Afghan Intelligence Breaks Up Alleged Kabul Suicide Bomb Cell



03 February 2009

Afghan intelligence officials say they have arrested 17 men accused of organizing a series of suicide bomb attacks in Kabul during the past two years.

The men are blamed for six suicide-bomb attacks that Afghan officials say killed 20 civilians and wounded about 120 others.

National Directorate of Security (NDS) spokesman Saeed Ansari addresses a press conference in Kabul on 03 Feb. 2009
National Directorate of Security (NDS) spokesman Saeed Ansari addresses a press conference in Kabul on 03 Feb. 2009
Afghanistan's intelligence chief Saeed Ansari says the men were arrested during the past month from several different locations in Kabul.

He says Afghan intelligence agents quickly reacted after last month's suicide attack near the German Embassy, and they were able to arrest members of one of the most dangerous terrorist networks in Kabul.

Afghan officials have not explained what evidence ties the men to the attacks or to the militant groups that have allegedly been sponsoring them. Ansari said the men have links to the Pakistani jihadi group Harakat al-Mujahideen as well as Sirajuddin Haqqani, an Afghan militant commander wanted by the U.S. military.

He says the suspects confessed that they helped guide the explosions, they prepared the equipment and the bombs.

During a news conference in Kabul, Ansari showed a video of one of the attackers identified as a Pakistani named Yassar.

He says "We belong to Haqqani's group and I am sorry that I have done this." He said clerics had told him he must perform jihad or he would be treated as a non-believer when he died.
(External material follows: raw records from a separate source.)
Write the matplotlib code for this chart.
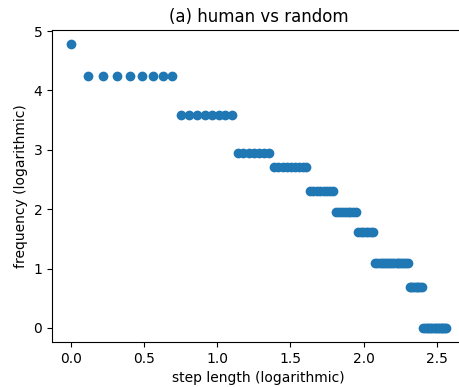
import matplotlib
matplotlib.use('Agg')
from matplotlib import pyplot as plt
import numpy as np

# step length (log) per frequency group
step_groups = [
    [0.0],
    [0.118, 0.223, 0.318, 0.405, 0.486, 0.560, 0.629, 0.693],
    [0.754, 0.811, 0.865, 0.916, 0.965, 1.012, 1.056, 1.099],
    [1.139, 1.179, 1.216, 1.253, 1.288, 1.322, 1.354],
    [1.386, 1.417, 1.447, 1.476, 1.504, 1.531, 1.558, 1.584, 1.609],
    [1.634, 1.658, 1.682, 1.705, 1.727, 1.749, 1.771, 1.792],
    [1.812, 1.833, 1.852, 1.872, 1.891, 1.910, 1.928, 1.946],
    [1.964, 1.981, 1.998, 2.015, 2.031, 2.048, 2.064],
    [2.079, 2.095, 2.110, 2.125, 2.140, 2.155, 2.169, 2.183, 2.197,
     2.211, 2.225, 2.238, 2.251, 2.264, 2.277, 2.290, 2.303],
    [2.315, 2.327, 2.339, 2.351, 2.363, 2.375, 2.386, 2.398],
    [2.409, 2.420, 2.431, 2.442, 2.453, 2.464, 2.474, 2.485,
     2.495, 2.506, 2.515, 2.526, 2.535, 2.545, 2.555, 2.565],
]
# frequency (log) of each group
freq_levels = [4.78, 4.24, 3.58, 2.94, 2.71, 2.30, 1.95, 1.61, 1.10, 0.69, 0.0]

x = np.concatenate([np.array(g) for g in step_groups])
y = np.concatenate([np.full(len(g), v) for g, v in zip(step_groups, freq_levels)])

fig = plt.figure(figsize=(4.6, 3.87), dpi=100)
ax = fig.add_axes([0.113, 0.1158, 0.898, 0.807])
ax.scatter(x, y)
ax.set_title("(a) human vs random")
ax.set_xlabel("step length (logarithmic)")
ax.set_ylabel("frequency (logarithmic)")

fig.savefig("out.png", dpi=100)
plt.close(fig)
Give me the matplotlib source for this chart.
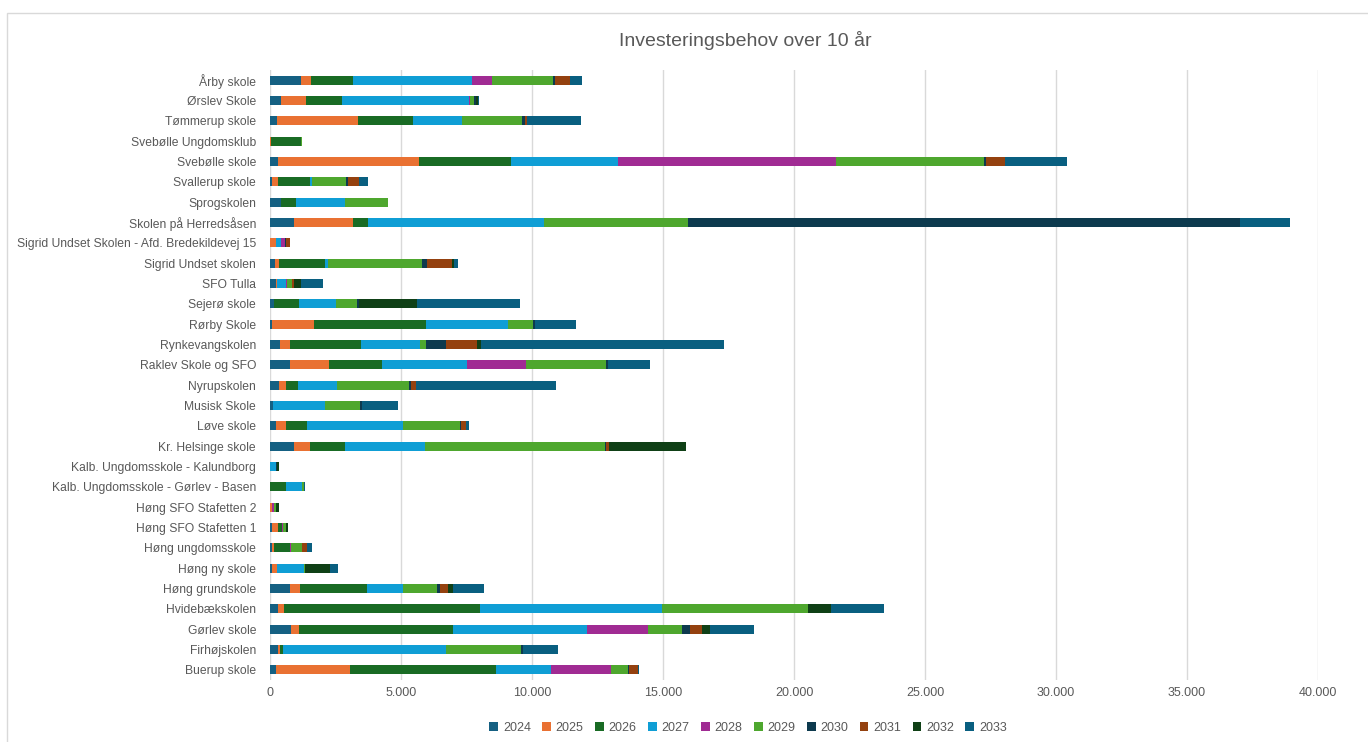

He asked for forgiveness.

Afghan officials say the arrested men have claimed that all the suicide bombers who carried out the attacks were Pakistani nationals and were trained in Pakistan's Taliban-dominated tribal areas. Ansari also suggested the attacks may have been supported by Pakistan's spy agency.

Pakistan has repeatedly denied that its military or spy agencies still secretly support pro-Taliban militias, as they did in the past. But Afghan, Indian and U.S. officials say there is evidence of spy agency links to attacks in Kabul - in particular last July's bombing of the Indian Embassy.